_AIM OF THE EXERCISE_
Your answer should be a single number: how many lines in the data below hold the string "with".

_MATERIAL PROVIDED_
● ● ● ● ●

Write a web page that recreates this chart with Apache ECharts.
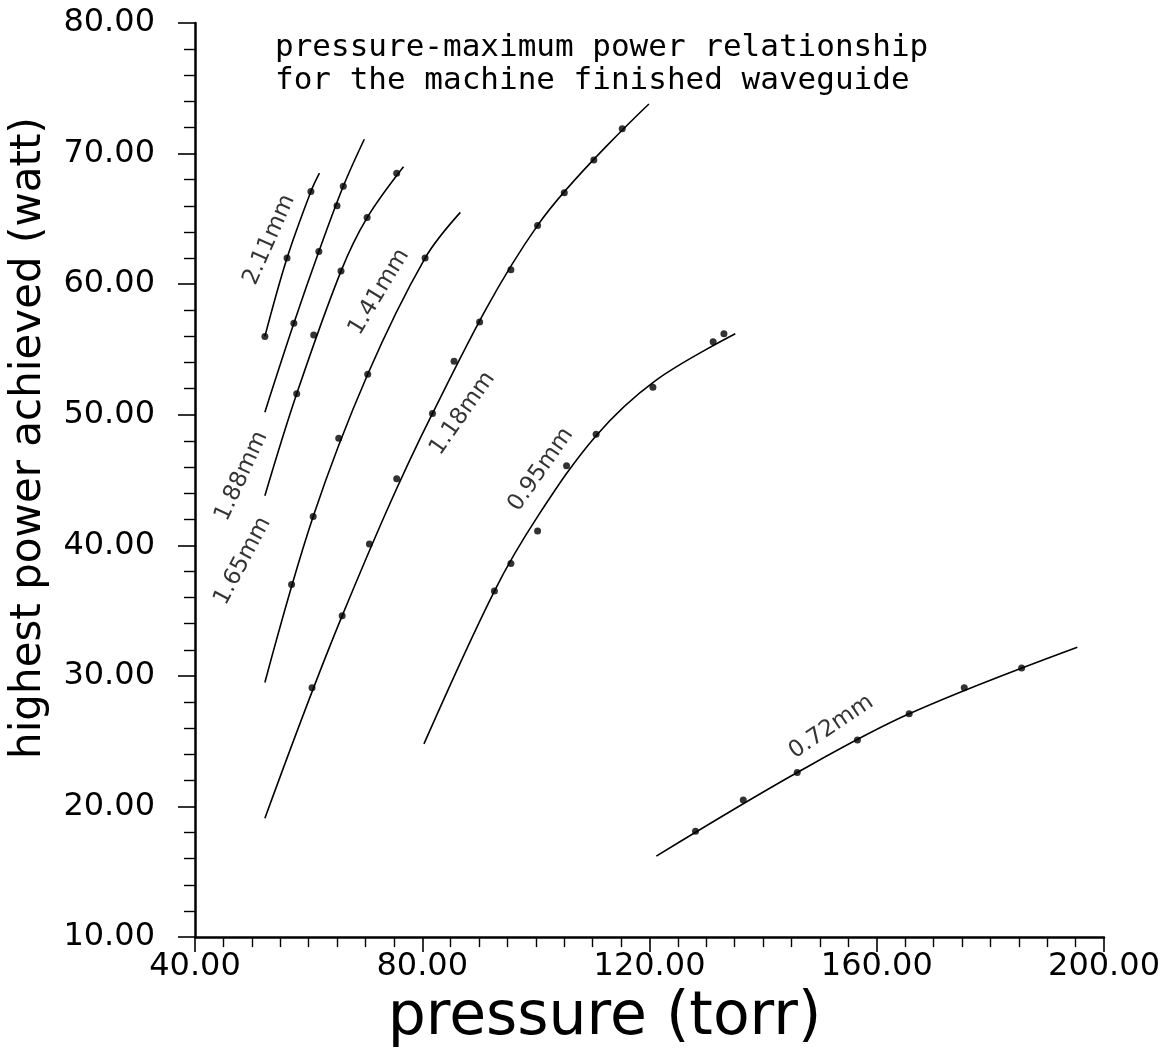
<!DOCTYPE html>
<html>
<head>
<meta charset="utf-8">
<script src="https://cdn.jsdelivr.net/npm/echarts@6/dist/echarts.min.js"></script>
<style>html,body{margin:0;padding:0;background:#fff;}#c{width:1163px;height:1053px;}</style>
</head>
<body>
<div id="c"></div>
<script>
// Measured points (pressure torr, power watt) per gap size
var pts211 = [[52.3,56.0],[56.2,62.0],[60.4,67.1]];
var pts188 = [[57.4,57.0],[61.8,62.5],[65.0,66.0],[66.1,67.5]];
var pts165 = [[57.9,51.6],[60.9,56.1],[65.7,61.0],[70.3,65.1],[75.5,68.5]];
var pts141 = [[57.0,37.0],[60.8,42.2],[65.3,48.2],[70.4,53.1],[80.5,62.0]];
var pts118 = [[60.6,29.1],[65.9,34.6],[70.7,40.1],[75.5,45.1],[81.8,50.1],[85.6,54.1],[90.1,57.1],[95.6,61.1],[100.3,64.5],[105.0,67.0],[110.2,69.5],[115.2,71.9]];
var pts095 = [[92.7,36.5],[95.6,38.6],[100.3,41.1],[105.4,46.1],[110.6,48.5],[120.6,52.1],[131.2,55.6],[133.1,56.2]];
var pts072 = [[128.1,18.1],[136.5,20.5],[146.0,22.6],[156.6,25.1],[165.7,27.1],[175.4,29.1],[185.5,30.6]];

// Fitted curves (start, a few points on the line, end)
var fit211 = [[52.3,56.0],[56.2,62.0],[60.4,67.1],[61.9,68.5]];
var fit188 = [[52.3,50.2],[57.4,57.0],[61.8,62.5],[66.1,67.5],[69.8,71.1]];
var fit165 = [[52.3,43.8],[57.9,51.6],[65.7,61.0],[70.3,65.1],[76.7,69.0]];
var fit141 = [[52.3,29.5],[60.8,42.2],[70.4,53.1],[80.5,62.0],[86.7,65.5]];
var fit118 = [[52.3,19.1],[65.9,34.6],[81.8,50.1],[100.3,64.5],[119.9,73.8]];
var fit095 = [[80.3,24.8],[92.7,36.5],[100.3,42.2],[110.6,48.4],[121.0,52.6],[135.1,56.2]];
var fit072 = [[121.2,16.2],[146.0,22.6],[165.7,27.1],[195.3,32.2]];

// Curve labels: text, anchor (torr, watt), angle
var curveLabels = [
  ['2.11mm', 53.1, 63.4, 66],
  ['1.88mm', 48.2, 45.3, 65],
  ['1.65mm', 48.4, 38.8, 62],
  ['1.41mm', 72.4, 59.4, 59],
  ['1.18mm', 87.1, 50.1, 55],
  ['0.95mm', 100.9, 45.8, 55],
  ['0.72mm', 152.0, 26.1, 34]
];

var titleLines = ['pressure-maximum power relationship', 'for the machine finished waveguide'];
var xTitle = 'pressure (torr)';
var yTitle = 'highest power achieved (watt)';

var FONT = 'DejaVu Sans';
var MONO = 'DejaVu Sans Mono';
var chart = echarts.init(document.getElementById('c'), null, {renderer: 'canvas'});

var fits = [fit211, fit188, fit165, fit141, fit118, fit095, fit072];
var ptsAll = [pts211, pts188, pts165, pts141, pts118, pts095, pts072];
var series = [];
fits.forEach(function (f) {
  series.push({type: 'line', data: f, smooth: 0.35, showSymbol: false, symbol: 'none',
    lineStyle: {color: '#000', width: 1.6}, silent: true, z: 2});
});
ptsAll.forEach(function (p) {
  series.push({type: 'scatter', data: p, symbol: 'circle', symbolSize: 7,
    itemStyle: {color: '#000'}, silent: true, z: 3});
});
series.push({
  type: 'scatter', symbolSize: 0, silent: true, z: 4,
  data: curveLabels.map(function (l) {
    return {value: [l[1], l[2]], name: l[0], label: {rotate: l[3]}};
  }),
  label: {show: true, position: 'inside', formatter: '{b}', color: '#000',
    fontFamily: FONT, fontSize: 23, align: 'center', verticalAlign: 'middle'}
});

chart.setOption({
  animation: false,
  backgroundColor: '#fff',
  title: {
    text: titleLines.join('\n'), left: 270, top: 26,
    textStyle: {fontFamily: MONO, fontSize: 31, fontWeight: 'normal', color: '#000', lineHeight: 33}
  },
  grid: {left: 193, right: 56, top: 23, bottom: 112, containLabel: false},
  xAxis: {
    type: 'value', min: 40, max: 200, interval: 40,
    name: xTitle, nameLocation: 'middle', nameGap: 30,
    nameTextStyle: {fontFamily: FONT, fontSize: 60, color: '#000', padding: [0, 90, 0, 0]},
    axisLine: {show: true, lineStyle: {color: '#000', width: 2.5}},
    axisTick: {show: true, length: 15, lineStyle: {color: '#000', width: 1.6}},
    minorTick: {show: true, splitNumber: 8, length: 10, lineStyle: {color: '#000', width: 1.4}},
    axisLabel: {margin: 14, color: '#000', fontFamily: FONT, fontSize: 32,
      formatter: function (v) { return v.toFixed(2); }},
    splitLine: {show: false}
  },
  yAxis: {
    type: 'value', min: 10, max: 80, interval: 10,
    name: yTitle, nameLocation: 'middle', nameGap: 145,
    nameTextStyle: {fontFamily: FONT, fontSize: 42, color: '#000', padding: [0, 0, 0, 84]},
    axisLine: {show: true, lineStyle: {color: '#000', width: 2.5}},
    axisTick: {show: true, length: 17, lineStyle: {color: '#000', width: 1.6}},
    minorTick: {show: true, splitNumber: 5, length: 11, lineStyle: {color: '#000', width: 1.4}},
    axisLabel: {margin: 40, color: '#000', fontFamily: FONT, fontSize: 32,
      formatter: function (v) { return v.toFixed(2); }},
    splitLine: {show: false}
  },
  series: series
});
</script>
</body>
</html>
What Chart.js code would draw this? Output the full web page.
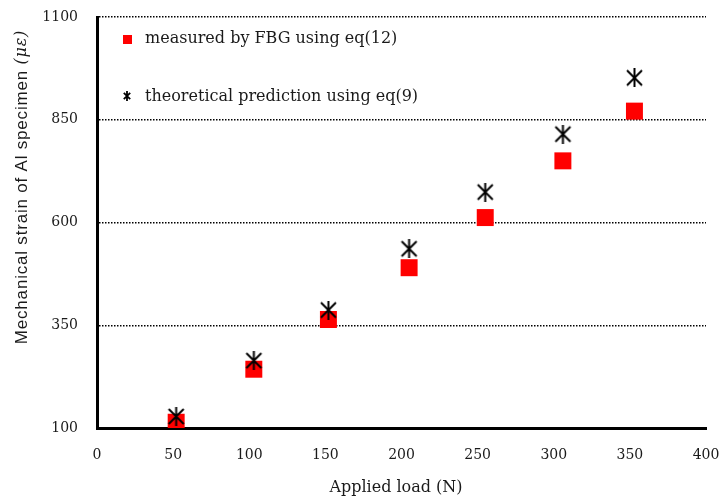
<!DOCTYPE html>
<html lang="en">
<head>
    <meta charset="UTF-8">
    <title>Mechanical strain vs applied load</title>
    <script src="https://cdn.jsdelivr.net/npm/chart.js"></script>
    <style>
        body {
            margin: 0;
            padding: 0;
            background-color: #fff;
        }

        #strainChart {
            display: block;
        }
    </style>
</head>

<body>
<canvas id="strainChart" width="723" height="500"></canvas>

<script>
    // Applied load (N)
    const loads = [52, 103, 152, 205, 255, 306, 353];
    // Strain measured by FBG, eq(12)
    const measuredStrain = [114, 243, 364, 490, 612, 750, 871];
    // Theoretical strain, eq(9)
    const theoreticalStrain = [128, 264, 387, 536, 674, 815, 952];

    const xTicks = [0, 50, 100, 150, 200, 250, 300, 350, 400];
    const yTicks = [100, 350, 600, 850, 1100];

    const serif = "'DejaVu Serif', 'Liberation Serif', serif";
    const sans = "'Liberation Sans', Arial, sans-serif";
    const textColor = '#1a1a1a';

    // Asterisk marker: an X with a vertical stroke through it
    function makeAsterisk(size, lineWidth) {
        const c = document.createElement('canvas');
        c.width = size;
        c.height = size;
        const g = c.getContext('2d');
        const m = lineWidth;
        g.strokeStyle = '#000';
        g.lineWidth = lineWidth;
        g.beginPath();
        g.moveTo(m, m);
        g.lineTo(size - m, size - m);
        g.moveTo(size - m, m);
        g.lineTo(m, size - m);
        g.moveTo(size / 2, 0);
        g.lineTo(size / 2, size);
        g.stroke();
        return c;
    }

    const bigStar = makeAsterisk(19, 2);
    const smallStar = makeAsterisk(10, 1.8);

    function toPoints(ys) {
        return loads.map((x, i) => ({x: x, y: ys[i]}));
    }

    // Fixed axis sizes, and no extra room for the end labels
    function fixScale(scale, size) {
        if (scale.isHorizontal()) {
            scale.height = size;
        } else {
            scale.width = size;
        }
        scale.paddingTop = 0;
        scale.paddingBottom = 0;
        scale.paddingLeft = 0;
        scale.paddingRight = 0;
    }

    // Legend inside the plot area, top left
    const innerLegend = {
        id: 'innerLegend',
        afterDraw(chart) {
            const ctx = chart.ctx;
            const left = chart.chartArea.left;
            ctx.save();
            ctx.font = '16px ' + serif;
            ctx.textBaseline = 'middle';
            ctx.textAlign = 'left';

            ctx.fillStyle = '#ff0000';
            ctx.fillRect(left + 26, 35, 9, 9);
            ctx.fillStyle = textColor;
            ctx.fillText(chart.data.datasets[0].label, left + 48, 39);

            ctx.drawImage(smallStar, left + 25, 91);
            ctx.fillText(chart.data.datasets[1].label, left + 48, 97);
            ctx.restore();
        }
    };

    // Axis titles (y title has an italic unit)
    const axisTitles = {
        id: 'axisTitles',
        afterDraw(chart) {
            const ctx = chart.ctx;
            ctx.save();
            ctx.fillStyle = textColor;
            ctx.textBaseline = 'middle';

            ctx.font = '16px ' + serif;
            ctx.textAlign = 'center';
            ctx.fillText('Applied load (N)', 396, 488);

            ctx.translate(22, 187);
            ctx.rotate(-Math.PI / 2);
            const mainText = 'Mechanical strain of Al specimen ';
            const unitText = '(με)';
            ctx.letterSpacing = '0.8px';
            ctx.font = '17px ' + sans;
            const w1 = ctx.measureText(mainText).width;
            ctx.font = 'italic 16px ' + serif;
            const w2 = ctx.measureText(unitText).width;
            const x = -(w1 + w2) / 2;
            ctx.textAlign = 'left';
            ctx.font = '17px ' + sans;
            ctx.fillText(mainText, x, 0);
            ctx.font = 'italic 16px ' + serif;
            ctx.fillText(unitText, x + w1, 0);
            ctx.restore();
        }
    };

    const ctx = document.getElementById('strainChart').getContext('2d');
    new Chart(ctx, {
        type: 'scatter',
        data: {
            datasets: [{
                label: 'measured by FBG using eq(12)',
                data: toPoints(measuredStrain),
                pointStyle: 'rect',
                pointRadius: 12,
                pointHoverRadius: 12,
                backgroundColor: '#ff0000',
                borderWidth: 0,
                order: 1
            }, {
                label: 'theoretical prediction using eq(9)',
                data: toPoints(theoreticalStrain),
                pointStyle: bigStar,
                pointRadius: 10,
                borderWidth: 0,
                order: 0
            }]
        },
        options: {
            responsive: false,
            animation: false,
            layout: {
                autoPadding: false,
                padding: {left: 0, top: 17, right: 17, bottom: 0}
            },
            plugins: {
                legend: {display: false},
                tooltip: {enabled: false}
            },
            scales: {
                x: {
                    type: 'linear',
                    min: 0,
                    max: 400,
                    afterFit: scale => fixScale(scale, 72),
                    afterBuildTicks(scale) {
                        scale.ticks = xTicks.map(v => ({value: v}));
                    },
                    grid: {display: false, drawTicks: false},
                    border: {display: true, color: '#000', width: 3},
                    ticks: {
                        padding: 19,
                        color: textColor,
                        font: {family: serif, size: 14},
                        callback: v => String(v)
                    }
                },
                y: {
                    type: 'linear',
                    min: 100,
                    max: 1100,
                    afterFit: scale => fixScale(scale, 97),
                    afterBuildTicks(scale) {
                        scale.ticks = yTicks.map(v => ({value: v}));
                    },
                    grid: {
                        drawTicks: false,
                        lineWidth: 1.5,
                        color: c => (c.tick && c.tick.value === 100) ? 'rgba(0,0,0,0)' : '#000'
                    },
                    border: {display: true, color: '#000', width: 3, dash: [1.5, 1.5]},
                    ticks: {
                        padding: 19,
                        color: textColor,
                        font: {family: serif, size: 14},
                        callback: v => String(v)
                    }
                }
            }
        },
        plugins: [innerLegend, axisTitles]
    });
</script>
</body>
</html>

● ● ● ● ●

_EXERCISE RESULT_
2